- Brief -
Please output every line of the material as it stands, without the pictures.

(Code that draws figures)
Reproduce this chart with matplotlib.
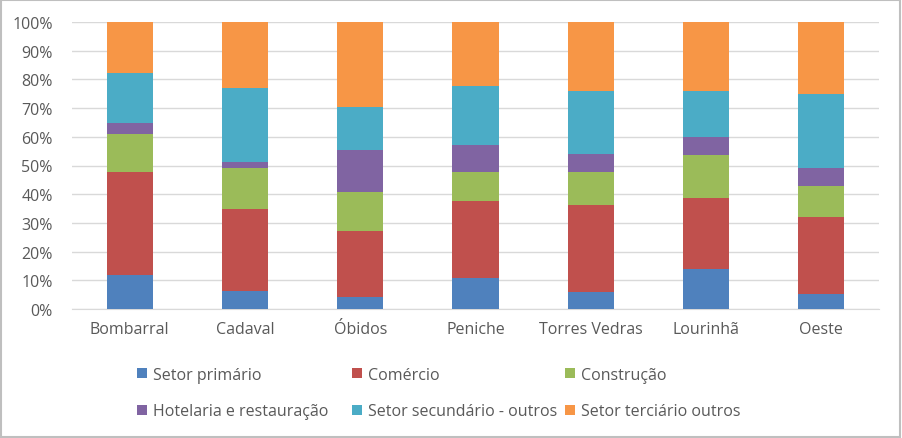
import numpy as np
import matplotlib.pyplot as plt
from matplotlib.patches import Rectangle
from matplotlib.ticker import PercentFormatter

plt.rcParams['font.family'] = ['Open Sans', 'DejaVu Sans']

# Dados (percentagens por setor)
concelhos = ['Bombarral', 'Cadaval', 'Óbidos', 'Peniche', 'Torres Vedras', 'Lourinhã', 'Oeste']
setor_primario = [11.9, 6.3, 4.3, 10.9, 6.0, 14.1, 5.3]
comercio = [36.0, 28.4, 23.0, 26.9, 30.4, 24.6, 26.8]
construcao = [13.1, 14.5, 13.5, 9.8, 11.5, 15.1, 10.8]
hotelaria = [3.9, 2.1, 14.7, 9.6, 6.2, 6.0, 6.3]
secundario_outros = [17.4, 25.8, 15.0, 20.6, 21.7, 16.0, 25.8]
terciario_outros = [17.7, 22.9, 29.5, 22.2, 24.2, 24.2, 25.0]

series = [
    ('Setor primário', setor_primario, '#4F81BD'),
    ('Comércio', comercio, '#C0504D'),
    ('Construção', construcao, '#9BBB59'),
    ('Hotelaria e restauração', hotelaria, '#8064A2'),
    ('Setor secundário - outros', secundario_outros, '#4BACC6'),
    ('Setor terciário outros', terciario_outros, '#F79646'),
]

W, H = 902, 439
fig = plt.figure(figsize=(W / 100, H / 100), dpi=100)
ax = fig.add_axes([72 / W, 1 - 310 / H, 807 / W, 287 / H])

x = np.arange(len(concelhos))
base = np.zeros(len(concelhos))
handles = []
for nome, vals, cor in series:
    vals = np.array(vals)
    b = ax.bar(x, vals, 0.4, bottom=base, color=cor, label=nome, zorder=3)
    handles.append(b)
    base += vals

ax.set_xlim(-0.5, len(concelhos) - 0.5)
ax.set_ylim(0, 100)
ax.set_yticks(np.arange(0, 101, 10))
ax.yaxis.set_major_formatter(PercentFormatter(decimals=0))
ax.set_xticks(x)
ax.set_xticklabels(concelhos)
ax.tick_params(axis='both', length=0, labelsize=11.5, colors='#595959')
ax.tick_params(axis='y', pad=14)
ax.tick_params(axis='x', pad=9)
ax.grid(axis='y', color='#d9d9d9', linewidth=1, zorder=0)
for s in ['top', 'right', 'left']:
    ax.spines[s].set_visible(False)
ax.spines['bottom'].set_color('#d9d9d9')

# legenda em 3 colunas de largura fixa (preenchida por linhas)
col_x = [137, 352, 565]
for j in range(3):
    fig.legend(handles=[handles[j], handles[j + 3]], loc='center left',
               bbox_to_anchor=(col_x[j] / W, 1 - 394 / H),
               frameon=False, fontsize=11.5, labelcolor='#595959',
               handlelength=0.6, handleheight=0.6, handletextpad=0.4,
               labelspacing=1.3, borderpad=0, borderaxespad=0)

# moldura do gráfico
fig.patches.append(Rectangle((0.001, 0.002), 0.997, 0.995, transform=fig.transFigure,
                             fill=False, edgecolor='#bfbfbf', linewidth=1.5))

fig.savefig('out.png', dpi=100)
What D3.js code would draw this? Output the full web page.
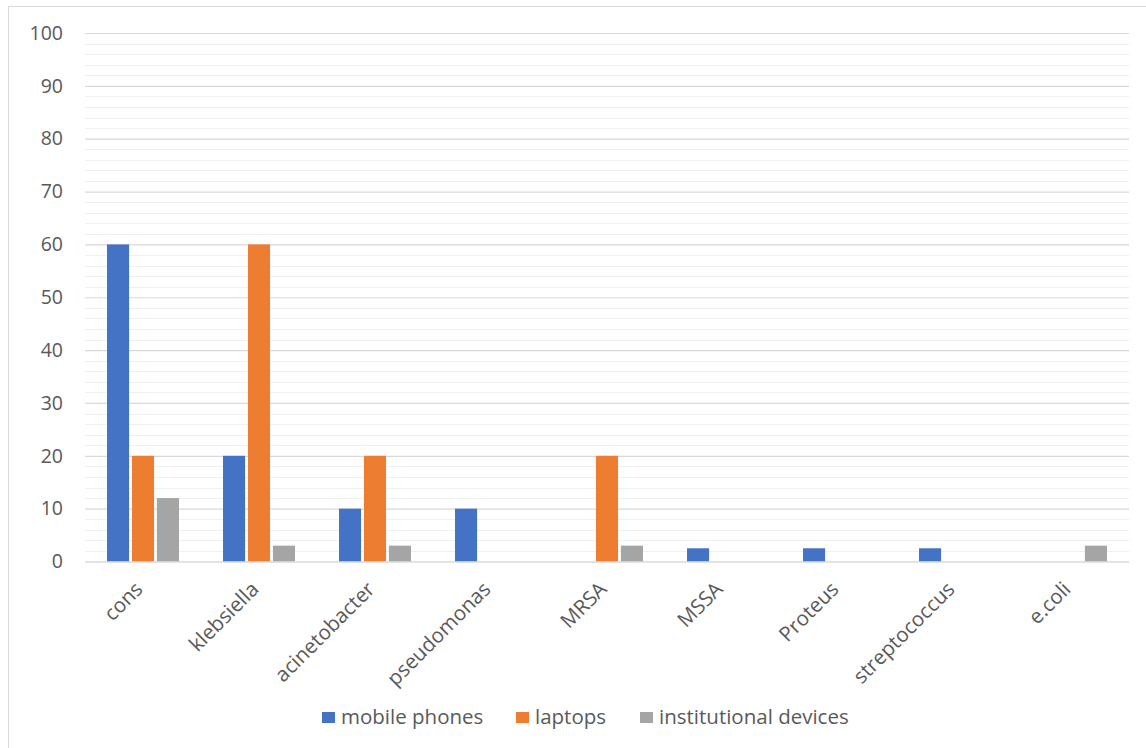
<!DOCTYPE html>
<html>
<head>
<meta charset="utf-8">
<script src="https://cdn.jsdelivr.net/npm/d3@7"></script>
<style>
  html, body { margin: 0; padding: 0; background: #fff; }
  svg { display: block; font-family: "Open Sans", "Liberation Sans", sans-serif; }
</style>
</head>
<body>
<svg id="chart" width="1146" height="748"></svg>
<script>
const categories = ["cons", "klebsiella", "acinetobacter", "pseudomonas", "MRSA", "MSSA", "Proteus", "streptococcus", "e.coli"];
const seriesNames = ["mobile phones", "laptops", "institutional devices"];
const mobilePhones = [60, 20, 10, 10, 0, 2.5, 2.5, 2.5, 0];
const laptops = [20, 60, 20, 0, 20, 0, 0, 0, 0];
const institutionalDevices = [12, 3, 3, 0, 3, 0, 0, 0, 3];
const yTicks = [0, 10, 20, 30, 40, 50, 60, 70, 80, 90, 100];
const seriesColors = ["#4472C4", "#ED7D31", "#A5A5A5"];

const seriesValues = [mobilePhones, laptops, institutionalDevices];
const data = categories.map((c, i) => ({ cat: c, vals: seriesValues.map((s, j) => ({ key: seriesNames[j], idx: j, v: s[i] })) }));

const svg = d3.select("#chart");
const W = 1146, H = 748;
const margin = { left: 85, right: 1146 - 1129, top: 33, bottom: 748 - 561.5 };

// chart border
svg.append("rect").attr("x", 8.5).attr("y", 6.5).attr("width", W + 10).attr("height", H + 10)
  .attr("fill", "none").attr("stroke", "#d9d9d9").attr("stroke-width", 1);

const x0 = d3.scaleBand().domain(categories).range([margin.left, W - margin.right])
  .paddingInner(0.33).paddingOuter(0.165);
const x1 = d3.scaleBand().domain(d3.range(seriesNames.length)).range([0, x0.bandwidth()]).padding(0.115);
const y = d3.scaleLinear().domain([0, 100]).range([H - margin.bottom, margin.top]);

// minor gridlines
const minor = d3.range(0, 101, 2).filter(v => v % 10 !== 0);
svg.append("g").selectAll("line").data(minor).join("line")
  .attr("x1", margin.left).attr("x2", W - margin.right)
  .attr("y1", d => Math.round(y(d)) + 0.5).attr("y2", d => Math.round(y(d)) + 0.5)
  .attr("stroke", "#f0f0f0").attr("stroke-width", 1);

// major gridlines + y labels via axis
const yAxis = d3.axisLeft(y).tickValues(yTicks).tickSize(-(W - margin.right - margin.left)).tickPadding(22);
const ya = svg.append("g").attr("transform", `translate(${margin.left},0)`).call(yAxis);
ya.select(".domain").remove();
ya.selectAll(".tick line").attr("stroke", "#d9d9d9").attr("stroke-width", 1.2);
ya.selectAll(".tick text").attr("fill", "#595959").style("font-size", "19.5px")
  .style("font-family", "'Open Sans', sans-serif");

// bars
const g = svg.append("g");
g.selectAll("g").data(data).join("g")
  .attr("transform", d => `translate(${x0(d.cat)},0)`)
  .selectAll("rect").data(d => d.vals.filter(e => e.v > 0)).join("rect")
  .attr("x", d => x1(d.idx)).attr("width", x1.bandwidth())
  .attr("y", d => y(d.v)).attr("height", d => y(0) - y(d.v))
  .attr("fill", d => seriesColors[d.idx]);

// x axis labels
const xAxis = d3.axisBottom(x0).tickSize(0).tickPadding(0);
const xa = svg.append("g").attr("transform", `translate(0,${y(0)})`).call(xAxis);
xa.select(".domain").attr("stroke", "#d9d9d9").attr("stroke-width", 1.2);
xa.selectAll(".tick text")
  .attr("fill", "#595959").style("font-size", "20.5px").style("font-family", "'Open Sans', sans-serif")
  .attr("text-anchor", "end").attr("dy", 0)
  .attr("transform", "translate(1,29) rotate(-45)");

// legend
const legendItems = seriesNames.map((n, i) => ({ n, i }));
const lg = svg.append("g");
const itemX = [322, 516, 640];
legendItems.forEach(d => {
  lg.append("rect").attr("x", itemX[d.i]).attr("y", 712).attr("width", 13).attr("height", 11).attr("fill", seriesColors[d.i]);
  lg.append("text").attr("x", itemX[d.i] + 19).attr("y", 724).text(d.n)
    .attr("fill", "#595959").style("font-size", "20.5px");
});
</script>
</body>
</html>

- Finished answer -
Reproduce this chart with matplotlib.
import numpy as np
import matplotlib.pyplot as plt
from matplotlib.patches import Rectangle
from matplotlib.ticker import PercentFormatter

plt.rcParams['font.family'] = ['Open Sans', 'DejaVu Sans']

# Dados (percentagens por setor)
concelhos = ['Bombarral', 'Cadaval', 'Óbidos', 'Peniche', 'Torres Vedras', 'Lourinhã', 'Oeste']
setor_primario = [11.9, 6.3, 4.3, 10.9, 6.0, 14.1, 5.3]
comercio = [36.0, 28.4, 23.0, 26.9, 30.4, 24.6, 26.8]
construcao = [13.1, 14.5, 13.5, 9.8, 11.5, 15.1, 10.8]
hotelaria = [3.9, 2.1, 14.7, 9.6, 6.2, 6.0, 6.3]
secundario_outros = [17.4, 25.8, 15.0, 20.6, 21.7, 16.0, 25.8]
terciario_outros = [17.7, 22.9, 29.5, 22.2, 24.2, 24.2, 25.0]

series = [
    ('Setor primário', setor_primario, '#4F81BD'),
    ('Comércio', comercio, '#C0504D'),
    ('Construção', construcao, '#9BBB59'),
    ('Hotelaria e restauração', hotelaria, '#8064A2'),
    ('Setor secundário - outros', secundario_outros, '#4BACC6'),
    ('Setor terciário outros', terciario_outros, '#F79646'),
]

W, H = 902, 439
fig = plt.figure(figsize=(W / 100, H / 100), dpi=100)
ax = fig.add_axes([72 / W, 1 - 310 / H, 807 / W, 287 / H])

x = np.arange(len(concelhos))
base = np.zeros(len(concelhos))
handles = []
for nome, vals, cor in series:
    vals = np.array(vals)
    b = ax.bar(x, vals, 0.4, bottom=base, color=cor, label=nome, zorder=3)
    handles.append(b)
    base += vals

ax.set_xlim(-0.5, len(concelhos) - 0.5)
ax.set_ylim(0, 100)
ax.set_yticks(np.arange(0, 101, 10))
ax.yaxis.set_major_formatter(PercentFormatter(decimals=0))
ax.set_xticks(x)
ax.set_xticklabels(concelhos)
ax.tick_params(axis='both', length=0, labelsize=11.5, colors='#595959')
ax.tick_params(axis='y', pad=14)
ax.tick_params(axis='x', pad=9)
ax.grid(axis='y', color='#d9d9d9', linewidth=1, zorder=0)
for s in ['top', 'right', 'left']:
    ax.spines[s].set_visible(False)
ax.spines['bottom'].set_color('#d9d9d9')

# legenda em 3 colunas de largura fixa (preenchida por linhas)
col_x = [137, 352, 565]
for j in range(3):
    fig.legend(handles=[handles[j], handles[j + 3]], loc='center left',
               bbox_to_anchor=(col_x[j] / W, 1 - 394 / H),
               frameon=False, fontsize=11.5, labelcolor='#595959',
               handlelength=0.6, handleheight=0.6, handletextpad=0.4,
               labelspacing=1.3, borderpad=0, borderaxespad=0)

# moldura do gráfico
fig.patches.append(Rectangle((0.001, 0.002), 0.997, 0.995, transform=fig.transFigure,
                             fill=False, edgecolor='#bfbfbf', linewidth=1.5))

fig.savefig('out.png', dpi=100)
What D3.js code would draw this? Output the full web page.
<!DOCTYPE html>
<html>
<head>
<meta charset="utf-8">
<script src="https://cdn.jsdelivr.net/npm/d3@7"></script>
<style>
  html, body { margin: 0; padding: 0; background: #fff; }
  svg { display: block; font-family: "Open Sans", "Liberation Sans", sans-serif; }
</style>
</head>
<body>
<svg id="chart" width="1146" height="748"></svg>
<script>
const categories = ["cons", "klebsiella", "acinetobacter", "pseudomonas", "MRSA", "MSSA", "Proteus", "streptococcus", "e.coli"];
const seriesNames = ["mobile phones", "laptops", "institutional devices"];
const mobilePhones = [60, 20, 10, 10, 0, 2.5, 2.5, 2.5, 0];
const laptops = [20, 60, 20, 0, 20, 0, 0, 0, 0];
const institutionalDevices = [12, 3, 3, 0, 3, 0, 0, 0, 3];
const yTicks = [0, 10, 20, 30, 40, 50, 60, 70, 80, 90, 100];
const seriesColors = ["#4472C4", "#ED7D31", "#A5A5A5"];

const seriesValues = [mobilePhones, laptops, institutionalDevices];
const data = categories.map((c, i) => ({ cat: c, vals: seriesValues.map((s, j) => ({ key: seriesNames[j], idx: j, v: s[i] })) }));

const svg = d3.select("#chart");
const W = 1146, H = 748;
const margin = { left: 85, right: 1146 - 1129, top: 33, bottom: 748 - 561.5 };

// chart border
svg.append("rect").attr("x", 8.5).attr("y", 6.5).attr("width", W + 10).attr("height", H + 10)
  .attr("fill", "none").attr("stroke", "#d9d9d9").attr("stroke-width", 1);

const x0 = d3.scaleBand().domain(categories).range([margin.left, W - margin.right])
  .paddingInner(0.33).paddingOuter(0.165);
const x1 = d3.scaleBand().domain(d3.range(seriesNames.length)).range([0, x0.bandwidth()]).padding(0.115);
const y = d3.scaleLinear().domain([0, 100]).range([H - margin.bottom, margin.top]);

// minor gridlines
const minor = d3.range(0, 101, 2).filter(v => v % 10 !== 0);
svg.append("g").selectAll("line").data(minor).join("line")
  .attr("x1", margin.left).attr("x2", W - margin.right)
  .attr("y1", d => Math.round(y(d)) + 0.5).attr("y2", d => Math.round(y(d)) + 0.5)
  .attr("stroke", "#f0f0f0").attr("stroke-width", 1);

// major gridlines + y labels via axis
const yAxis = d3.axisLeft(y).tickValues(yTicks).tickSize(-(W - margin.right - margin.left)).tickPadding(22);
const ya = svg.append("g").attr("transform", `translate(${margin.left},0)`).call(yAxis);
ya.select(".domain").remove();
ya.selectAll(".tick line").attr("stroke", "#d9d9d9").attr("stroke-width", 1.2);
ya.selectAll(".tick text").attr("fill", "#595959").style("font-size", "19.5px")
  .style("font-family", "'Open Sans', sans-serif");

// bars
const g = svg.append("g");
g.selectAll("g").data(data).join("g")
  .attr("transform", d => `translate(${x0(d.cat)},0)`)
  .selectAll("rect").data(d => d.vals.filter(e => e.v > 0)).join("rect")
  .attr("x", d => x1(d.idx)).attr("width", x1.bandwidth())
  .attr("y", d => y(d.v)).attr("height", d => y(0) - y(d.v))
  .attr("fill", d => seriesColors[d.idx]);

// x axis labels
const xAxis = d3.axisBottom(x0).tickSize(0).tickPadding(0);
const xa = svg.append("g").attr("transform", `translate(0,${y(0)})`).call(xAxis);
xa.select(".domain").attr("stroke", "#d9d9d9").attr("stroke-width", 1.2);
xa.selectAll(".tick text")
  .attr("fill", "#595959").style("font-size", "20.5px").style("font-family", "'Open Sans', sans-serif")
  .attr("text-anchor", "end").attr("dy", 0)
  .attr("transform", "translate(1,29) rotate(-45)");

// legend
const legendItems = seriesNames.map((n, i) => ({ n, i }));
const lg = svg.append("g");
const itemX = [322, 516, 640];
legendItems.forEach(d => {
  lg.append("rect").attr("x", itemX[d.i]).attr("y", 712).attr("width", 13).attr("height", 11).attr("fill", seriesColors[d.i]);
  lg.append("text").attr("x", itemX[d.i] + 19).attr("y", 724).text(d.n)
    .attr("fill", "#595959").style("font-size", "20.5px");
});
</script>
</body>
</html>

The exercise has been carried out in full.